Wednesday
By C. A. Ramirez
Wake the dead, Wednesday is Woe-derful!
Hogwarts from hell. Twilight in turmoil. Tim Burton resurrects the Addams family through its most macabre character and has delivered us a woe-derful anti-hero in Netflix’s Wednesday.
The series opens with Wednesday Addams walking through Nancy Reagan High, a black sheep among proud conformists. She represents the rebel in us all. After throwing two bags of piranhas in the school pool, Wednesday is expelled and forced to attend her parents’ alma mater, Nevermore Academy. A school for the nefarious. Home to psychopaths, fiends, mad-dog killers. Brutes my dear Mediums. Pioneers. Lest we forget.
Jenna Ortega plays Wednesday masterfully. She captures the stone-faced gaze Christina Ricci wielded in 1992’s The Addams Family with all the awkward grace of April Ludgate from Parks and Recreation. The result is a female lead that captures the attention of the viewer like a thief in the night. Wednesday is a black comedy drama that horrifies as much as it delights. Bliss.
Standing tall, dark, and beautiful is the principal of Nevermore Academy, Larissa Weems. Played by Game of Thrones heroine, Gwendoline Christie, the actress is a tour de force. She exudes strength and grace through her character while still managing a foreboding and inviting persona, a fantastic character with a dark secret and soft heart. J.K. Rowling would be proud. Wednesday’s characters brings the world of Nevermore Academy to life.
Tim Burton has succeeded in presenting a ghastly vision that both terrifies and seduces the audience with every grisly scene. The music is top-notch. As a former first chair cellist (major flex), Wednesday’s rendition of “Paint it Black” by The Rolling Stones gave me goosebumps. Burton will have my praise to the grave for bringing the cello front and center. No other instrument would have suited Jenna Ortega’s Wednesday, and it will inspire our black clad youth to rosin up their bows. To orchestra teachers everywhere, children of chilling visage make the best cellists.
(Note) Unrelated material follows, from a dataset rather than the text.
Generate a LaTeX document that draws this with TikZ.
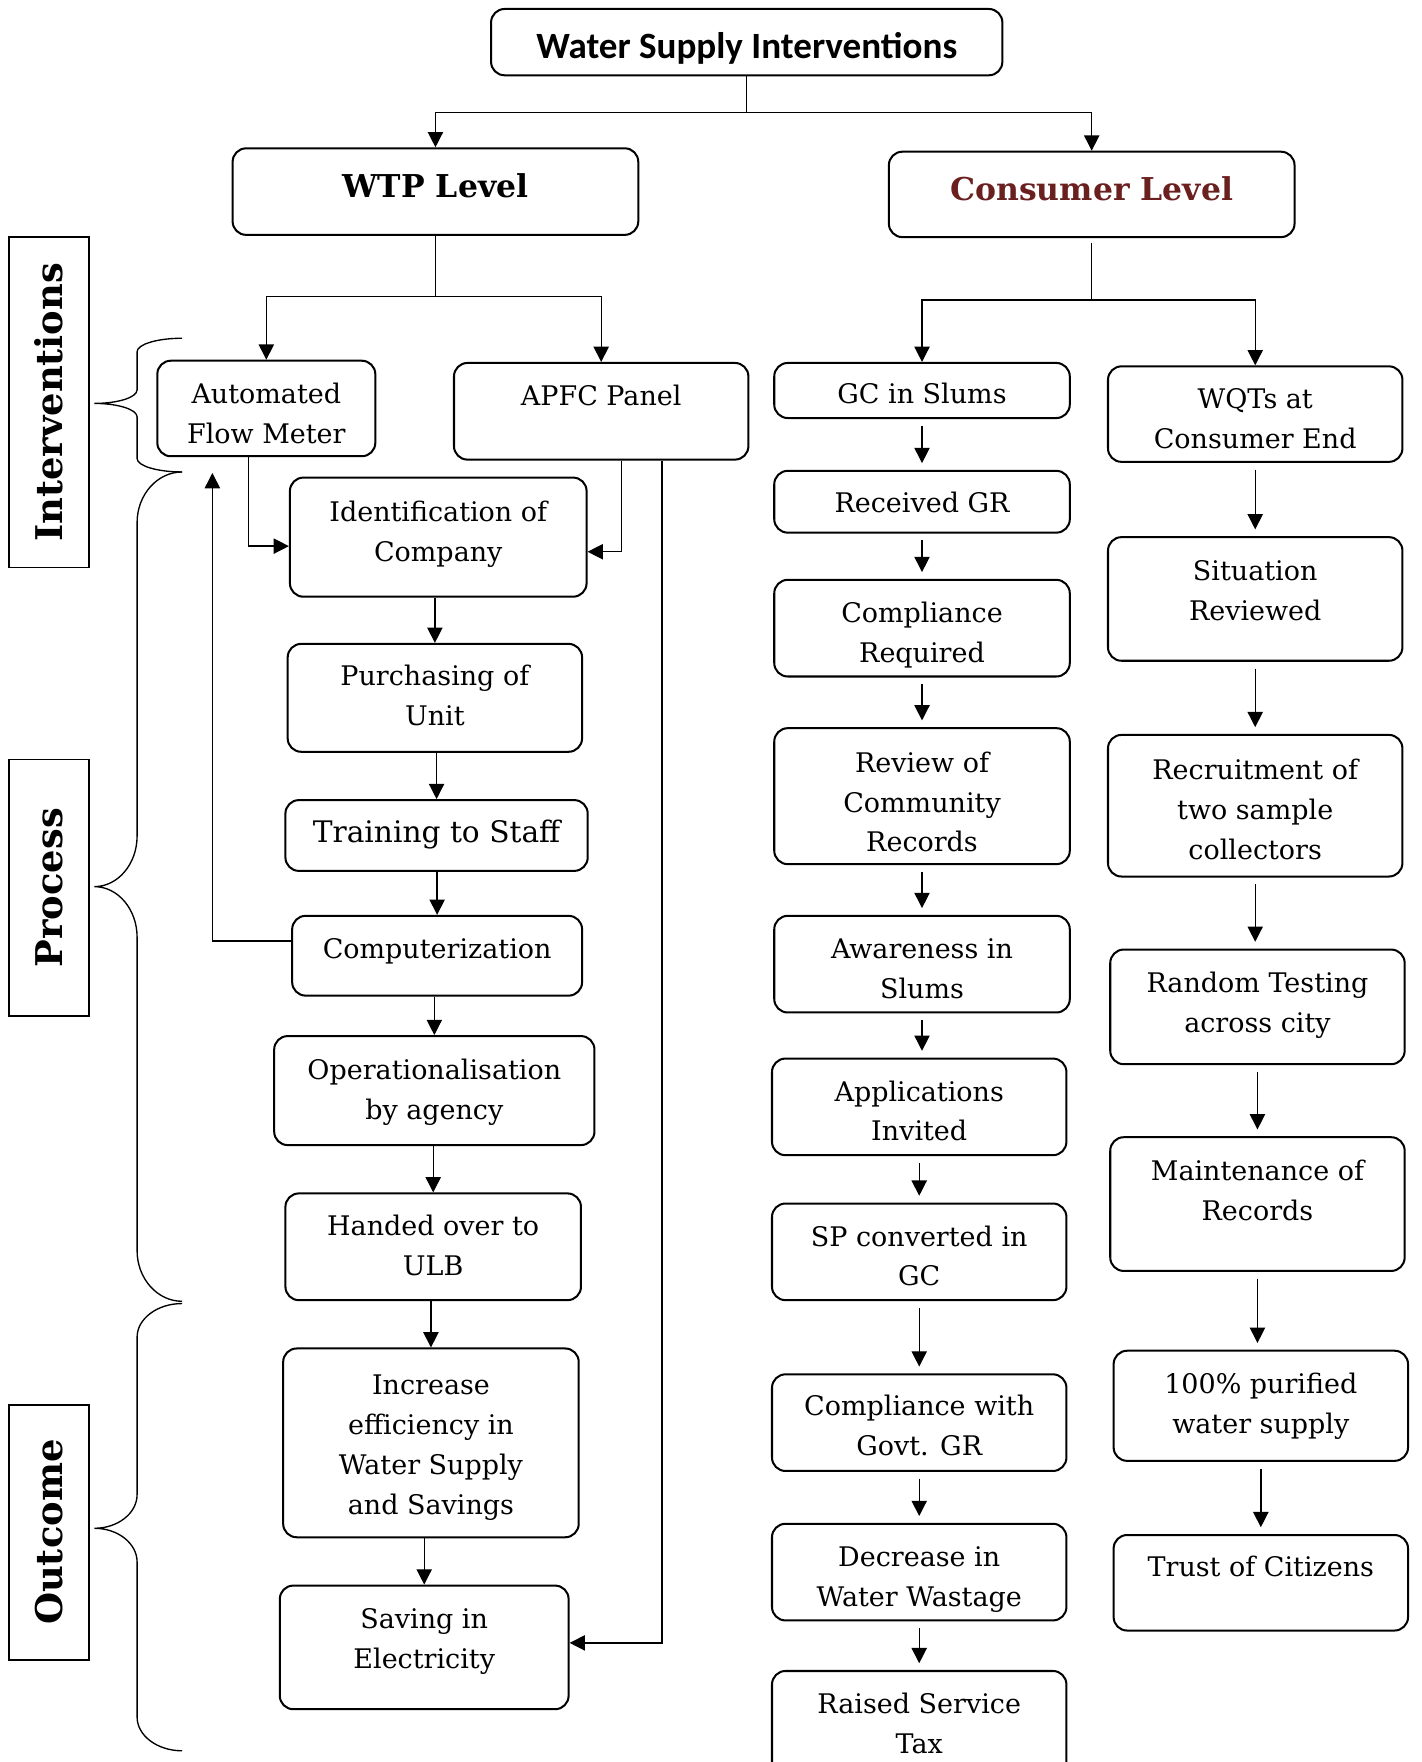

Wednesday takes the darkest parts of the 1992 feature film and brings it into the light. Stellar performances by Jenna Ortega are accompanied by an equally entertaining plot that throws the gruesomely captivating character into the role of supernatural detective. She seeks nothing out but solitude and in doing so, becomes the only person in Nevermore Academy that can solve a series of brutal murders that has plagued the surrounding town of Jericho. When a student is found slain, the Sheriff of Jericho becomes involved, shedding light on Morticia and Gomez Addams past at Nevermore Academy decades prior. Catherine Zeta-Jones as Morticia and Luis Guzman in the role of Gomez are pitch perfect. They match the 2019 animated Addams Family characters in a frightening way, and the Netflix series is all the better for it. They shoot in and out of the script, lending enough context and exposition to keep the world of Nevermore Academy and Jericho from ever growing stale. Wednesday is a wild ride that feels like a Nancy Drew novel set in the fires of Hell itself, or Los Angeles.
Wednesday is a gothic triumph that dares to inject its gruesome tone into the heart of Netflix. Tim Burton and Jenna Ortega go together like Jonny Depp and Helena Bonham Carter. A hallowed relationship between actor and director such as this occurs once every hundred thousand years or so, when the sun doth shine and the moon doth glow and the grass doth grow. The Addams Family is an American tradition. The right to celebrate who you are regardless of how you look and the stomachs you churn. Wednesday is here to celebrate the joy of solitude and the beauty of individualism. All others be damned.